>>>>>

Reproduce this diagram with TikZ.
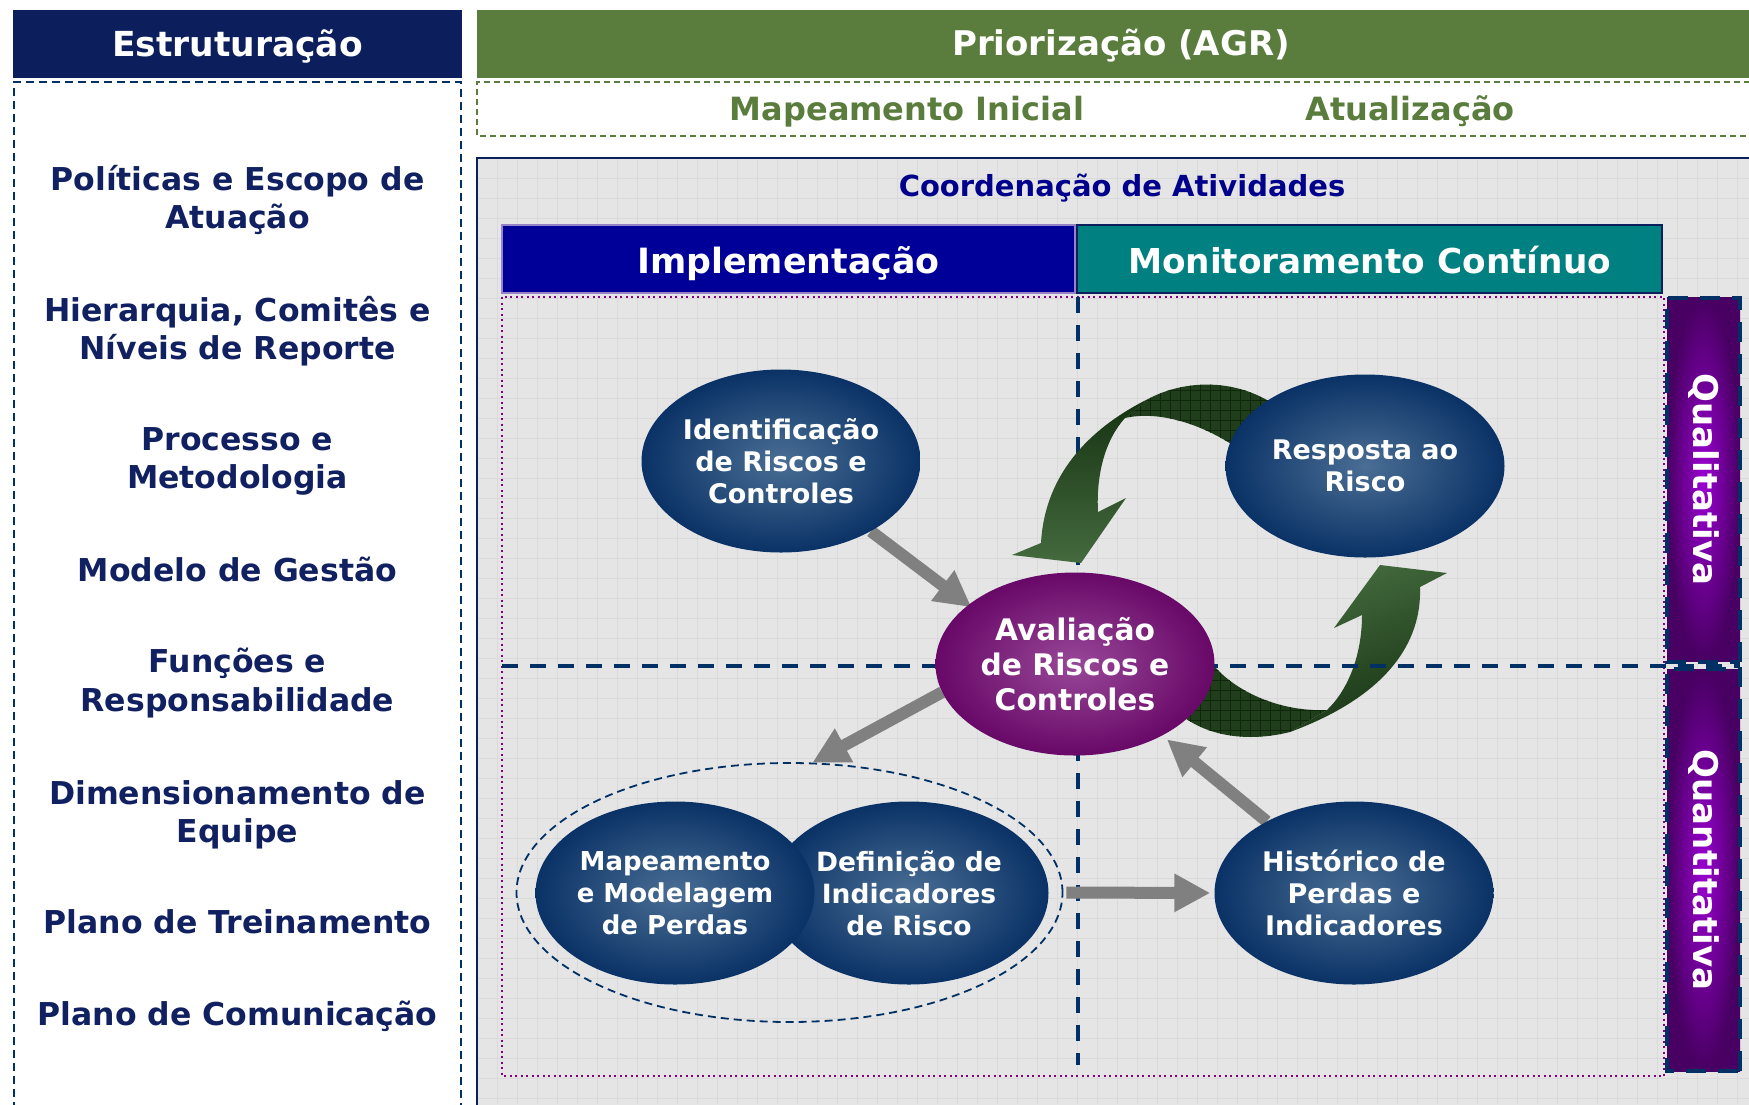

<<<<<
>>>>>

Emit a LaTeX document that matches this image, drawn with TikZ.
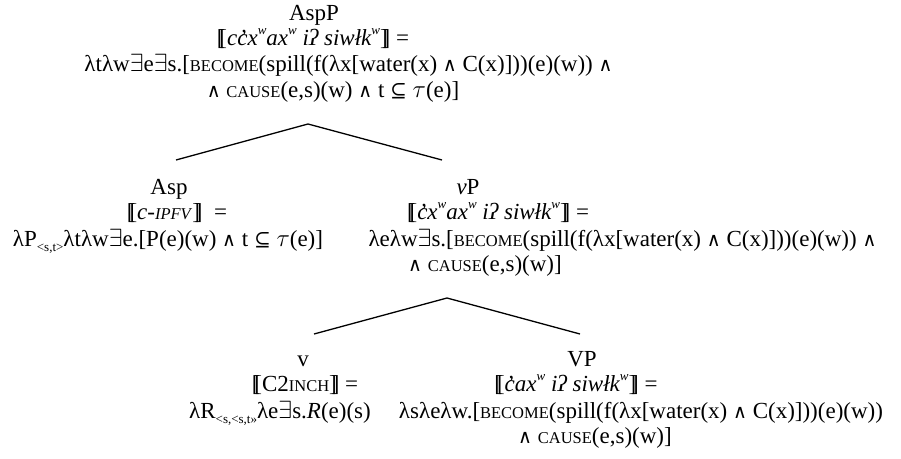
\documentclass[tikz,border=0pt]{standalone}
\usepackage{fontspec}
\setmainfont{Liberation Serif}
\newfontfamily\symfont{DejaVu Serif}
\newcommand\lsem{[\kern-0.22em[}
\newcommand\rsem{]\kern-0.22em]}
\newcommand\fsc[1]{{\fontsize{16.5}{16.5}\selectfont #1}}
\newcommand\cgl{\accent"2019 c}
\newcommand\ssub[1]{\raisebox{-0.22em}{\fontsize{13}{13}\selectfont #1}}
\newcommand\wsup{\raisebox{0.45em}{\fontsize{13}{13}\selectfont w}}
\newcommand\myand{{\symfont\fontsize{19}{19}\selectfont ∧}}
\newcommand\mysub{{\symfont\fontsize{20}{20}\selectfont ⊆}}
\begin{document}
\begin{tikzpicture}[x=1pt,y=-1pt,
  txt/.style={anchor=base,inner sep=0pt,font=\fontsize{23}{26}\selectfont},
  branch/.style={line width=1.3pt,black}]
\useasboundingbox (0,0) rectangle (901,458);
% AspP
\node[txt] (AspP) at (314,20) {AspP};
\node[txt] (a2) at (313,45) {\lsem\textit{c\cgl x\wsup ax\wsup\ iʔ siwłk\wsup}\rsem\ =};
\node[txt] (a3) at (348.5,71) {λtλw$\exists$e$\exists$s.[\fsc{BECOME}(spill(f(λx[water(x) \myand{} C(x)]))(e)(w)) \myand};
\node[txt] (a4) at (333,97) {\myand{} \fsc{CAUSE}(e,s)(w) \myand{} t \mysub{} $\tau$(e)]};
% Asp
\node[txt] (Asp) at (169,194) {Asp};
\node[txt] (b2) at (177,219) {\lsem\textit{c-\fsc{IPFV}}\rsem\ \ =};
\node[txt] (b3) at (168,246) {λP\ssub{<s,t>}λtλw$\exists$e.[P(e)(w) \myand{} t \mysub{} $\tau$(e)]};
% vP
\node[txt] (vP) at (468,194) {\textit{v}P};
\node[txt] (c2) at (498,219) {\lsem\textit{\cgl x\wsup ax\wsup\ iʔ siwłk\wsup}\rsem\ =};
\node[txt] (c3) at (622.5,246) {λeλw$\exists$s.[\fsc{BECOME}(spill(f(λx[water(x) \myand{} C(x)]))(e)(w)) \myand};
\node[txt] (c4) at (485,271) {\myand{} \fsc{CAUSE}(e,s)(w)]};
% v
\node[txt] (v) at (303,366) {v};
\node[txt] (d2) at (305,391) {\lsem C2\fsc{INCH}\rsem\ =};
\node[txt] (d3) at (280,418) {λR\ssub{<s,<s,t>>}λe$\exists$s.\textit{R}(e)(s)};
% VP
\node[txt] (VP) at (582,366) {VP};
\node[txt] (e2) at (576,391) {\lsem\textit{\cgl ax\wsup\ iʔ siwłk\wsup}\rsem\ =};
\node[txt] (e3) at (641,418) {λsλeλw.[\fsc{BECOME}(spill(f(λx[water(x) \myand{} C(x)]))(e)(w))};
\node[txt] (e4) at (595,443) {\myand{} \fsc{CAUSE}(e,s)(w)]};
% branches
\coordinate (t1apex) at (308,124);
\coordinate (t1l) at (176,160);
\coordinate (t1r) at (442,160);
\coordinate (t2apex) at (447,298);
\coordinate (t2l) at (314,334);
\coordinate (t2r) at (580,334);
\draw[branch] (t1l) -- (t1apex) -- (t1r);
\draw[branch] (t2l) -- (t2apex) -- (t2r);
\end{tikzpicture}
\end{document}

<<<<<
>>>>>

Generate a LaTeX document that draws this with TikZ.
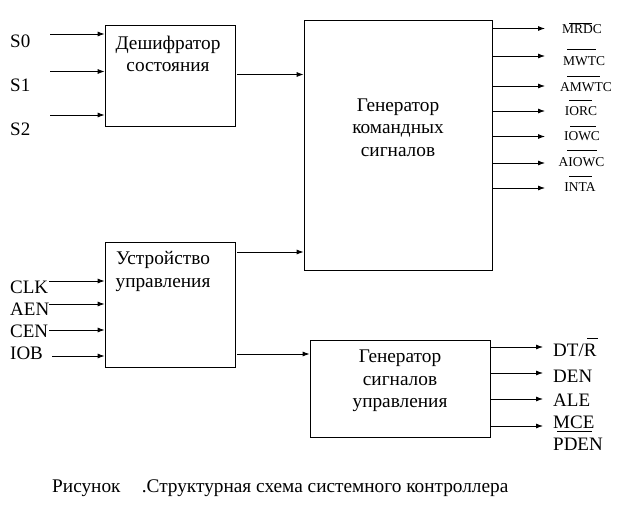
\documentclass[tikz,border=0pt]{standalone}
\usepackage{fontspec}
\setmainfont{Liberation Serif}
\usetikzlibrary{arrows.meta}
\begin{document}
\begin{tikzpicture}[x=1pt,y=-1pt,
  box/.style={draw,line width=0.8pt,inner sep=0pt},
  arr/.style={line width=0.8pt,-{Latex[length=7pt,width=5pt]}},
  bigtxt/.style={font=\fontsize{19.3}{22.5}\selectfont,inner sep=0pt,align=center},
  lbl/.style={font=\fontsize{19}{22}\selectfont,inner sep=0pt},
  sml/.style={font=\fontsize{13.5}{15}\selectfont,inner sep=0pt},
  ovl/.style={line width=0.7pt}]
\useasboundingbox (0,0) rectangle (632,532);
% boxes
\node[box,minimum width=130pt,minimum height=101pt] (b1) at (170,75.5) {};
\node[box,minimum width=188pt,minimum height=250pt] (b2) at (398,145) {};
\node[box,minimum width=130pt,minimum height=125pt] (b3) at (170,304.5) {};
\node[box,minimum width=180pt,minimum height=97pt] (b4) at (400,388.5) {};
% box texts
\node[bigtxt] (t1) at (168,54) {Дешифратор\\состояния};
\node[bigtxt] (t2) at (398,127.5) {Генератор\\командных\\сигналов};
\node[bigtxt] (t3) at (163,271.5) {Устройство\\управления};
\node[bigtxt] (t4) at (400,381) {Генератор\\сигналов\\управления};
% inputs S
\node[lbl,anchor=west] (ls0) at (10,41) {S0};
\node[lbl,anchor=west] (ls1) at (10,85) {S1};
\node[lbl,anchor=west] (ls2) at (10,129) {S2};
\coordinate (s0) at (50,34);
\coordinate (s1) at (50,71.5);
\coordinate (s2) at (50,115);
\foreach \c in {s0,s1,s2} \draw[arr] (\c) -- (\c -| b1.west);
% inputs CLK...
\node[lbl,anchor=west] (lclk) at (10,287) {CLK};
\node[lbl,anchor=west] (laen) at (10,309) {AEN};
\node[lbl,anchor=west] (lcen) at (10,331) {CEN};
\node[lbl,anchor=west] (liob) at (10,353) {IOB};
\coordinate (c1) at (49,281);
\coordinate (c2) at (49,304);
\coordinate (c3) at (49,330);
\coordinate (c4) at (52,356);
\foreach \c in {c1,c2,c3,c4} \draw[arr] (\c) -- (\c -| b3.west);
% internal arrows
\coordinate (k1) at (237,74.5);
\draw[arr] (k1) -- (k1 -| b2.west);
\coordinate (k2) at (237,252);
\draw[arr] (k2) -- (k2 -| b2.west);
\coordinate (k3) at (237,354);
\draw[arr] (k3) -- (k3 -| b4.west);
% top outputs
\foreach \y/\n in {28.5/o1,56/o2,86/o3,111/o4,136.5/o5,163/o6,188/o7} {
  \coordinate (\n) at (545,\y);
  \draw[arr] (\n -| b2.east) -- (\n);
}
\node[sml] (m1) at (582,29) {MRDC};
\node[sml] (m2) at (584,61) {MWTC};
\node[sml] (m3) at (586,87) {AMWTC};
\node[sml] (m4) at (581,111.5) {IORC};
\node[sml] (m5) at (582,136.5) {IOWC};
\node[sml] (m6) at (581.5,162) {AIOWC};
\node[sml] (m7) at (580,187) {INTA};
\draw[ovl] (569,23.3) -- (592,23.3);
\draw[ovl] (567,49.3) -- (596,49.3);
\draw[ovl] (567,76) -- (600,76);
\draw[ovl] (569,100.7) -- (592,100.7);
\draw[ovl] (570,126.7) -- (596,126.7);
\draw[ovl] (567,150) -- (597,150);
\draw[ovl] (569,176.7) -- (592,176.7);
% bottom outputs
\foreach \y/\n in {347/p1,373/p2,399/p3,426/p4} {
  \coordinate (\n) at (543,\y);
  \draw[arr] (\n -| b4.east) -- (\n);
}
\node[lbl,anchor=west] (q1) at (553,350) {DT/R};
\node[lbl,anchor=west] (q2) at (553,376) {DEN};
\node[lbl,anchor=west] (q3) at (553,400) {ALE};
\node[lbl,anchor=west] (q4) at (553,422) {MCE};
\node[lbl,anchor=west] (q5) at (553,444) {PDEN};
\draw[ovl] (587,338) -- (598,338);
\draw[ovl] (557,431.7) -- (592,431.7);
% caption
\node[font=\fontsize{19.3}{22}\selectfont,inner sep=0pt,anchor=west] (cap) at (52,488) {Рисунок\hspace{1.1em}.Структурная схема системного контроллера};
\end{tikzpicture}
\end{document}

<<<<<

- _TASK TO COMPLETE_:
Say how many lines above contain the string "this". Answer with the number only.

- _WRITTEN ANSWER_:
3